Mr Trump also weighed in with a trademark tweet, saying: “Welcome to the race Sleepy Joe. I only hope you have the intelligence, long in doubt, to wage a successful primary campaign. It will be nasty – you will be dealing with people who truly have some very sick & demented ideas. But if you make it, I will see you at the Starting Gate!”
While it is true that Mr Obama has not explicitly endorsed Mr Biden’s bid, the former president took the unusual step of weighing in on Thursday’s announcement through a spokeswoman.
“President Obama has long said that selecting Joe Biden as his running mate in 2008 was one of the best decisions he ever made,” Obama spokeswoman Katie Hill said.
“He relied on the vice president’s knowledge, insight, and judgment throughout both campaigns and the entire presidency.
“The two forged a special bond over the last 10 years and remain close today.”
Privately, Trump allies have warned that Biden might be the biggest re-election threat given the former vice president’s potential appeal among the white working class in the Midwest, the region that gave Mr Trump a path to the presidency.
Some Democrats also questioned Mr Biden’s bid for the presidency, with the Justice Democrats group suggesting a new generation was needed to take back the keys to the Oval Office although they said whoever was nominated would win their support.
The group tweeted: “While we’re going to support the Democratic nominee, we can’t let a so-called ‘centrist’ like Joe Biden divide the Democratic Party and turn it into the party of ‘No, we can’t.’”
Mr Biden is paying special attention to Pennsylvania, a state that swung to Mr Trump in 2016 after voting for Democratic presidential candidates for decades.
The former vice president will be in the state three times within the opening weeks of his campaign.
He will be in Philadelphia on Thursday evening headlining a fundraiser at the home of David L. Cohen, executive senior vice president of Comcast.
Mr Biden is aiming to raise 500,000 dollars at the event.
He will hold an event in Pittsburgh on Monday and will return to Philadelphia in the next two weeks for a major rally.
He is scheduled to make his first media appearance as a 2020 presidential contender Friday morning on ABC’s The View, a move that may help him make an appeal to women whose support will be crucial to winning the primary.
As he neared his campaign launch, Mr Biden’s challenges have come into greater focus.
He struggled last month to respond to claims that he touched 2014 Nevada lieutenant governor nominee Lucy Flores’ shoulders and kissed the back of her head before a fall campaign event.
A handful of other women have made similar claims, though none has alleged sexual misconduct.
Mr Biden, a former US senator from Delaware, pledged in an online video to be “much more mindful” of respecting personal space but joked two days later that he “had permission” to hug a male union leader before addressing the group’s national conference.
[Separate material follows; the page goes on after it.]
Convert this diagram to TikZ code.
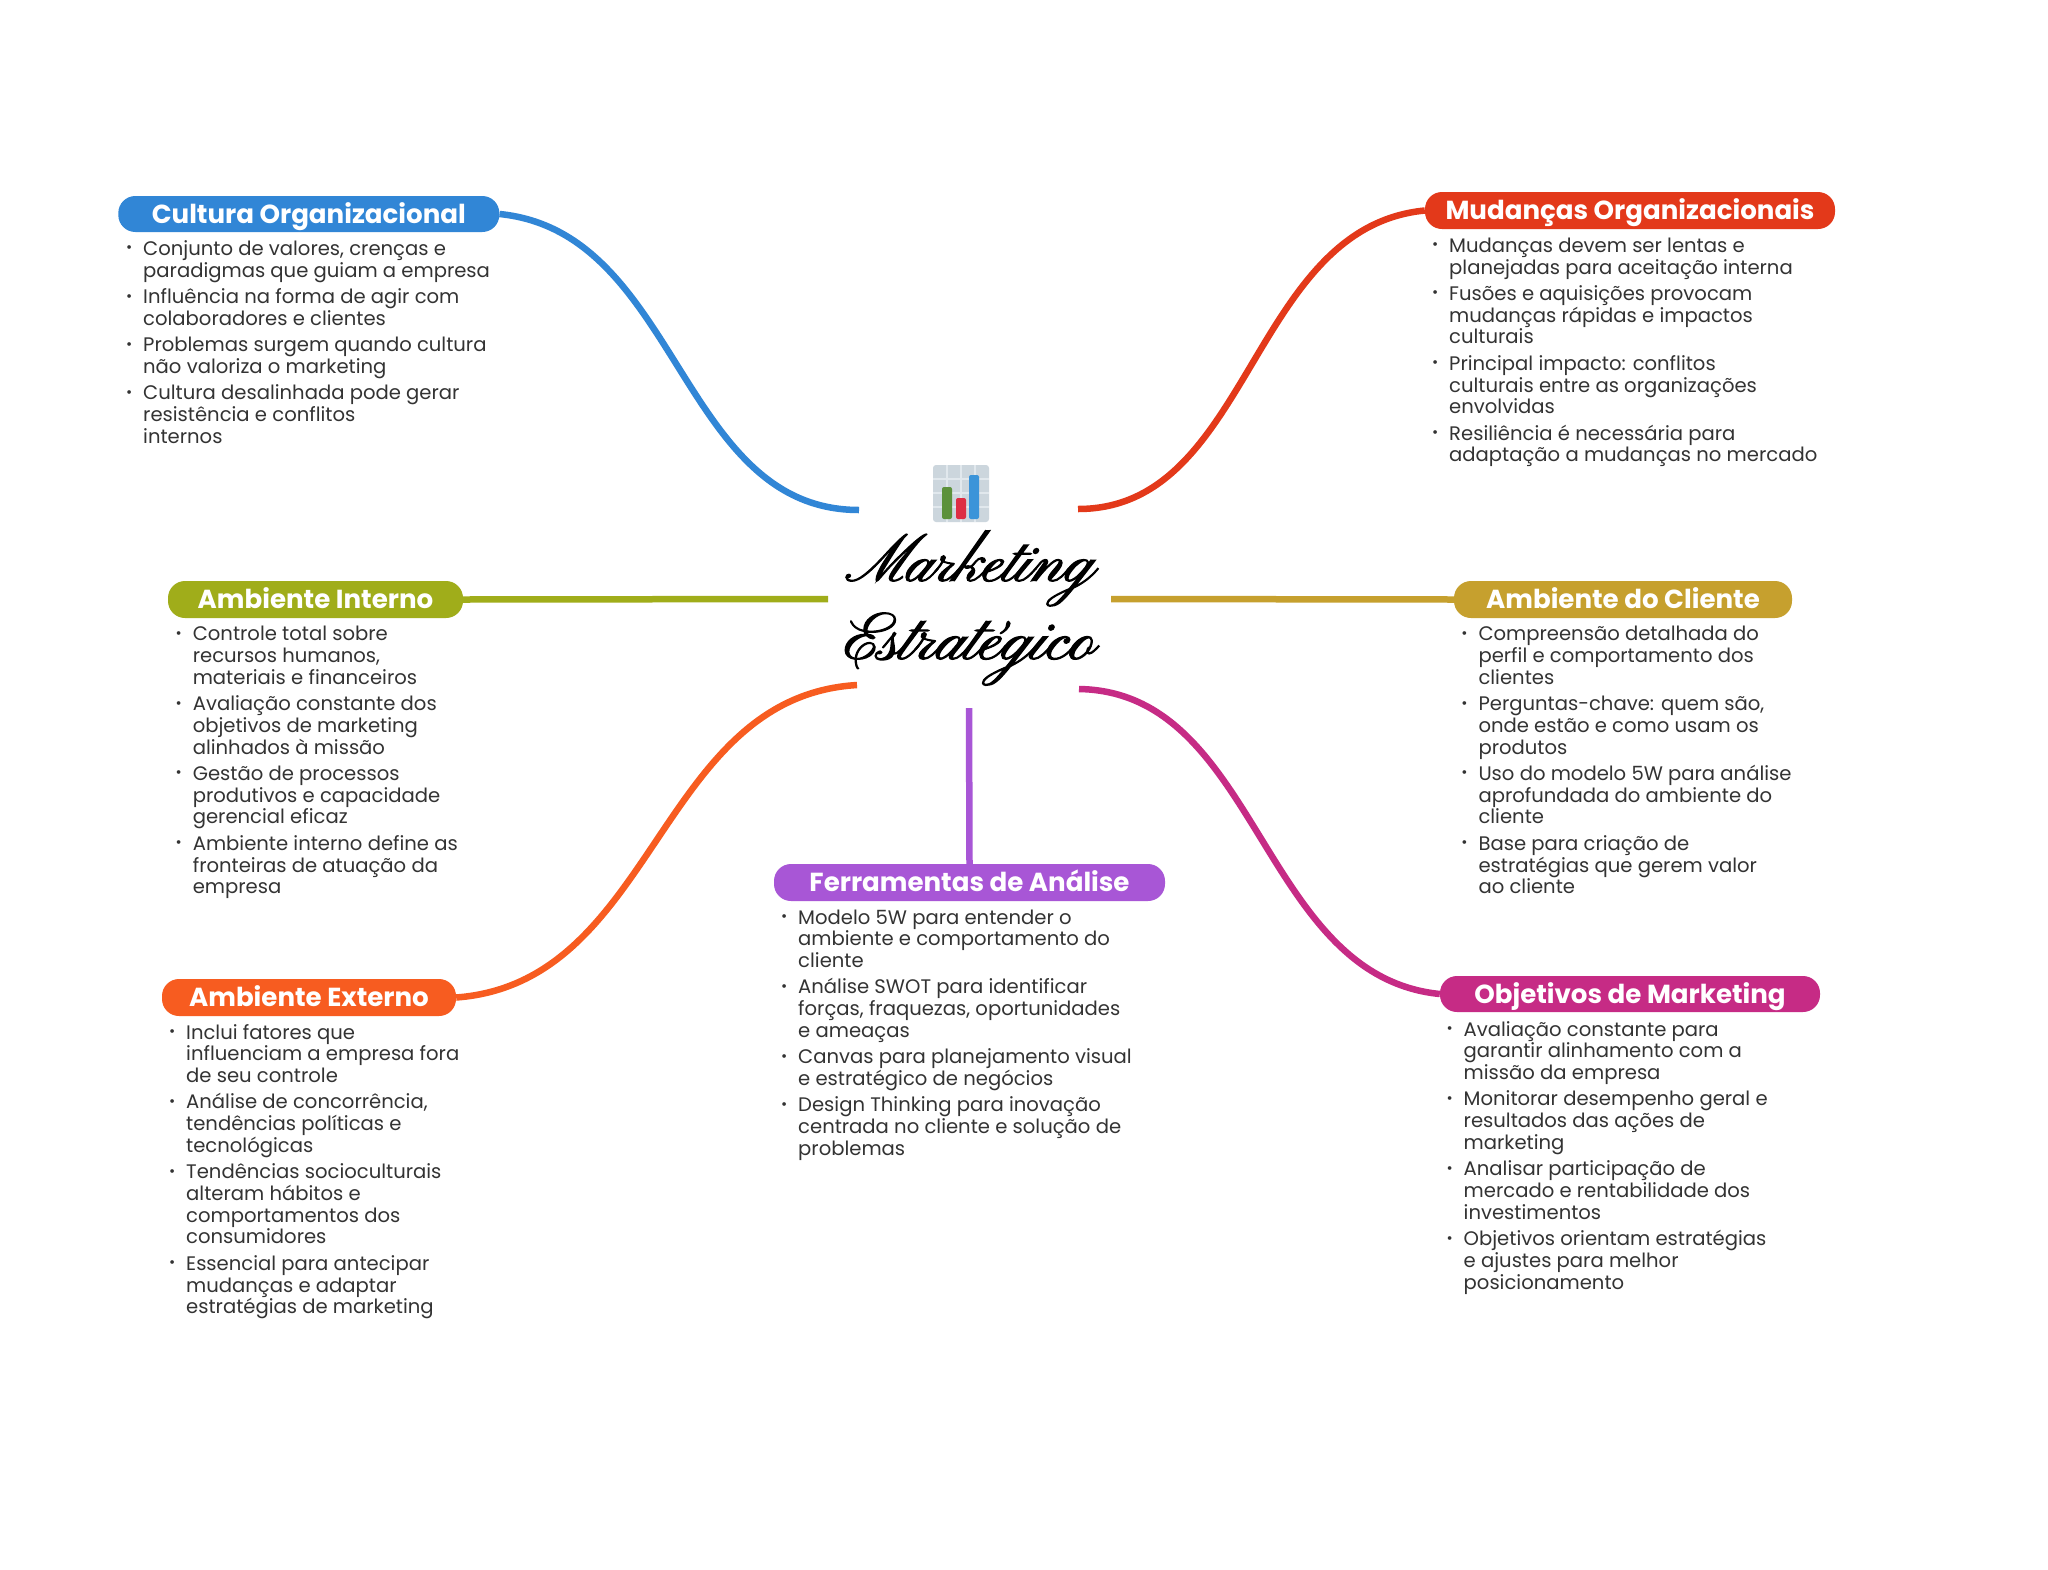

Mr Biden also has been repeatedly forced to explain his 1991 decision, as Senate Judiciary Committee chairman, to allow Anita Hill to face difficult questions from an all-male panel about allegations of sexual harassment against Supreme Court nominee Clarence Thomas, who later was confirmed to the high court.
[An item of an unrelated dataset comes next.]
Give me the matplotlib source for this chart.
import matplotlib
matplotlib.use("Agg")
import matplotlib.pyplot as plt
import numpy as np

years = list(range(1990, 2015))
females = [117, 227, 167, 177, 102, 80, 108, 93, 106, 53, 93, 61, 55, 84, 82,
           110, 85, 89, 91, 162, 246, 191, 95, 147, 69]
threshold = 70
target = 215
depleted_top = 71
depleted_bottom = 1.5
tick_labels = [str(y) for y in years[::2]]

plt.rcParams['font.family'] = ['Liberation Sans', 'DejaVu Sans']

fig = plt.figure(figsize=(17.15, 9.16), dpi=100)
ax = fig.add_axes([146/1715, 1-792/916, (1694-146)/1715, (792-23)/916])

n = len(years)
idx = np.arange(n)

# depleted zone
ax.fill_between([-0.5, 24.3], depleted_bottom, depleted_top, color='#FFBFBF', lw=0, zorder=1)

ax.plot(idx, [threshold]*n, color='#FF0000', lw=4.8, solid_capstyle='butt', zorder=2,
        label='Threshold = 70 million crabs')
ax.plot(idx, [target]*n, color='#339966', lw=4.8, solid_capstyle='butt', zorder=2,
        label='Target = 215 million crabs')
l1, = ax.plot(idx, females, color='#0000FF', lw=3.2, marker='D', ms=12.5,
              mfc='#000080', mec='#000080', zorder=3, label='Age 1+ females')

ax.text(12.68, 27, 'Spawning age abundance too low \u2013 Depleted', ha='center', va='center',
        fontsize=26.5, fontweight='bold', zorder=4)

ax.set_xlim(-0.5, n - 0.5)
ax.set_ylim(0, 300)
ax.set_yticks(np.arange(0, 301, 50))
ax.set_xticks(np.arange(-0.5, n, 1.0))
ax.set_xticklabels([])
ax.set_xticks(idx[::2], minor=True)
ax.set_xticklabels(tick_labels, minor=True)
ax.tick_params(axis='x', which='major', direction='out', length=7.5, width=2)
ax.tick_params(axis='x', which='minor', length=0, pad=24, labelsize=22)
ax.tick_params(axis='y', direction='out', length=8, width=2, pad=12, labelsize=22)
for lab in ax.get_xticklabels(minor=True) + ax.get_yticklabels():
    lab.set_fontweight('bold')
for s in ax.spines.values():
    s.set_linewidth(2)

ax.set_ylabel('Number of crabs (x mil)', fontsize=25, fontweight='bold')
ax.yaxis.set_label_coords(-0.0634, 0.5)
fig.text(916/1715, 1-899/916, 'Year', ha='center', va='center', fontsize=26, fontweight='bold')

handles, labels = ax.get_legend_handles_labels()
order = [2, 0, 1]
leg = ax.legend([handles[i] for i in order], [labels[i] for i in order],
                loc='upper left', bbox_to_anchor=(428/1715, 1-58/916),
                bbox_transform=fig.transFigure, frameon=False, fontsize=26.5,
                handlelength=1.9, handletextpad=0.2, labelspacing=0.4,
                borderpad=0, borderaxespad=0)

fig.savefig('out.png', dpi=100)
He has since apologised for his role in the hearing.
But in the #MeToo era, particularly after the contentious confirmation of Supreme Court Justice Brett Kavanaugh, the episode remains a significant political liability.
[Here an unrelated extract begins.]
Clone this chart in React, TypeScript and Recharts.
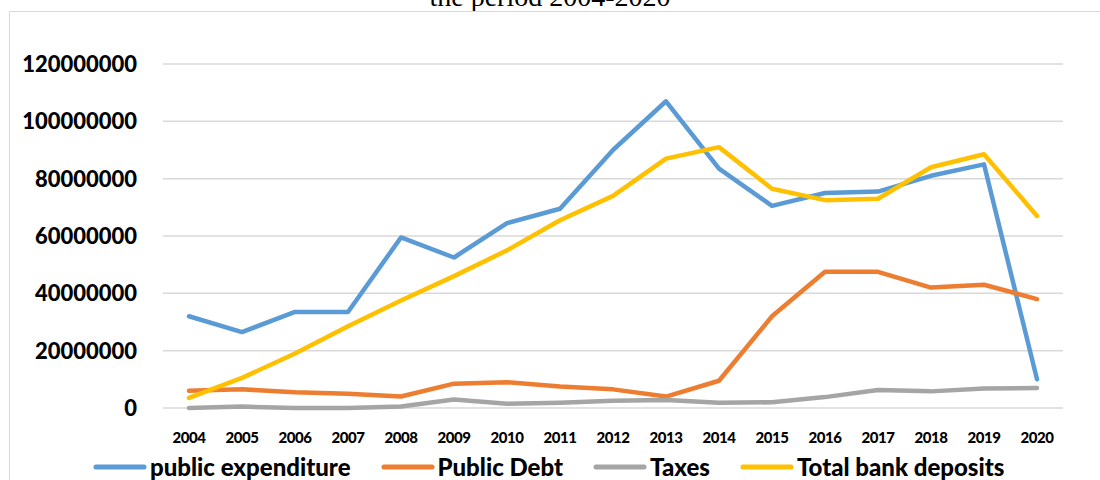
import React from "react";
import { LineChart, Line, XAxis, YAxis, CartesianGrid } from "recharts";

const years = [
  "2004", "2005", "2006", "2007", "2008", "2009", "2010", "2011", "2012",
  "2013", "2014", "2015", "2016", "2017", "2018", "2019", "2020",
];

// values (approximate)
const publicExpenditure = [
  32000000, 26500000, 33500000, 33500000, 59500000, 52500000, 64500000, 69500000, 90000000,
  107000000, 83500000, 70500000, 75000000, 75500000, 81000000, 85000000, 10000000,
];
const publicDebt = [
  6000000, 6500000, 5500000, 5000000, 4000000, 8500000, 9000000, 7500000, 6500000,
  4000000, 9500000, 32000000, 47500000, 47500000, 42000000, 43000000, 38000000,
];
const taxes = [
  0, 500000, 0, 0, 500000, 3000000, 1500000, 1800000, 2500000,
  2800000, 1800000, 2000000, 3800000, 6300000, 5800000, 6800000, 7000000,
];
const bankDeposits = [
  3500000, 10500000, 19000000, 28500000, 37500000, 46000000, 55000000, 65500000, 74000000,
  87000000, 91000000, 76500000, 72500000, 73000000, 84000000, 88500000, 67000000,
];

const yTicks = [0, 20000000, 40000000, 60000000, 80000000, 100000000, 120000000];

const series = [
  { key: "expenditure", name: "public expenditure", color: "#5B9BD5" },
  { key: "debt", name: "Public Debt", color: "#ED7D31" },
  { key: "taxes", name: "Taxes", color: "#A5A5A5" },
  { key: "deposits", name: "Total bank deposits", color: "#FFC000" },
];

const data = years.map((year, i) => ({
  year,
  expenditure: publicExpenditure[i],
  debt: publicDebt[i],
  taxes: taxes[i],
  deposits: bankDeposits[i],
}));

const FONT = "Lato, 'Open Sans', sans-serif";

function YTick(props: any) {
  const { x, y, payload } = props;
  return (
    <text x={x} y={y} dy="0.36em" textAnchor="end" fontFamily={FONT} fontWeight={900} fontSize={22} fill="#000">
      {payload.value}
    </text>
  );
}

function XTick(props: any) {
  const { x, y, payload } = props;
  return (
    <text x={x} y={y + 28} dy="0.36em" textAnchor="middle" fontFamily={FONT} fontWeight={900} fontSize={15} letterSpacing={-0.5} fill="#000">
      {payload.value}
    </text>
  );
}

export default function App() {
  return (
    <div style={{ position: "absolute", left: 0, top: 0, width: 1100, height: 480, overflow: "hidden", background: "#fff" }}>
      <div
        style={{
          position: "absolute",
          top: -17,
          left: 0,
          width: 1100,
          textAlign: "center",
          fontFamily: "'Liberation Serif', 'Times New Roman', serif",
          fontSize: 28,
          lineHeight: "28px",
          color: "#000",
        }}
      >
        the period 2004-2020
      </div>
      <div
        style={{
          position: "absolute",
          left: 9,
          top: 11,
          width: 1200,
          height: 600,
          border: "1.5px solid #d9d9d9",
        }}
      />
      <div style={{ position: "absolute", left: 0, top: 0 }}>
        <LineChart width={1100} height={480} data={data} margin={{ top: 64, right: 37, bottom: 42, left: 0 }}>
          <CartesianGrid vertical={false} stroke="#d9d9d9" strokeWidth={1.5} />
          <XAxis
            dataKey="year"
            height={30}
            axisLine={false}
            tickLine={false}
            tickSize={0}
            interval={0}
            padding={{ left: 26, right: 26 }}
            tick={<XTick />}
          />
          <YAxis
            width={163}
            domain={[0, 120000000]}
            ticks={yTicks}
            axisLine={false}
            tickLine={false}
            tickSize={0}
            tickMargin={26}
            tick={<YTick />}
          />
          {series.map((s) => (
            <Line
              key={s.key}
              type="linear"
              dataKey={s.key}
              name={s.name}
              stroke={s.color}
              strokeWidth={4.5}
              strokeLinejoin="round"
              strokeLinecap="round"
              dot={false}
              activeDot={false}
              isAnimationActive={false}
            />
          ))}
        </LineChart>
      </div>
      <div
        style={{
          position: "absolute",
          top: 453,
          left: 93,
          display: "flex",
          alignItems: "center",
          fontFamily: FONT,
          fontWeight: 900,
          fontSize: 24,
          lineHeight: "28px",
          color: "#000",
          whiteSpace: "nowrap",
        }}
      >
        {series.map((s, i) => (
          <div key={s.key} style={{ display: "flex", alignItems: "center", marginRight: i < series.length - 1 ? 30 : 0 }}>
            <svg width={54} height={8} style={{ marginRight: 3 }}>
              <line x1={3} y1={4} x2={51} y2={4} stroke={s.color} strokeWidth={5} strokeLinecap="round" />
            </svg>
            <span>{s.name}</span>
          </div>
        ))}
      </div>
    </div>
  );
}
Likewise, Mr Biden once played a key role in anti-crime legislation that had a disproportionately negative impact on African Americans.
And while several 2020 Democratic contenders have embraced the possibility of reparations to African Americans for slavery in recent weeks, Mr Biden last month struggled to explain comments he made as a freshman senator in 1975 about the school bus debate.
His first White House bid in 1988 ended after a plagiarism scandal in which he lifted an earlier speech by then Labour leader Neil Kinnock without acknowledgement.
Whole sentences from Mr Kinnock’s speech, as well as glaring similarities in syntax and ideas, seeped into Mr Biden’s stump speech and his campaign ground to a halt.
It also emerged that he had used an unattributed quote from Robert Kennedy, president John F Kennedy’s brother, and there was another accusation of plagiarism while he was in law school.
He dropped out of the 2008 race after earning less than 1% of the vote in the Iowa caucuses.
Later that year, Mr Obama named Mr Biden as his running mate.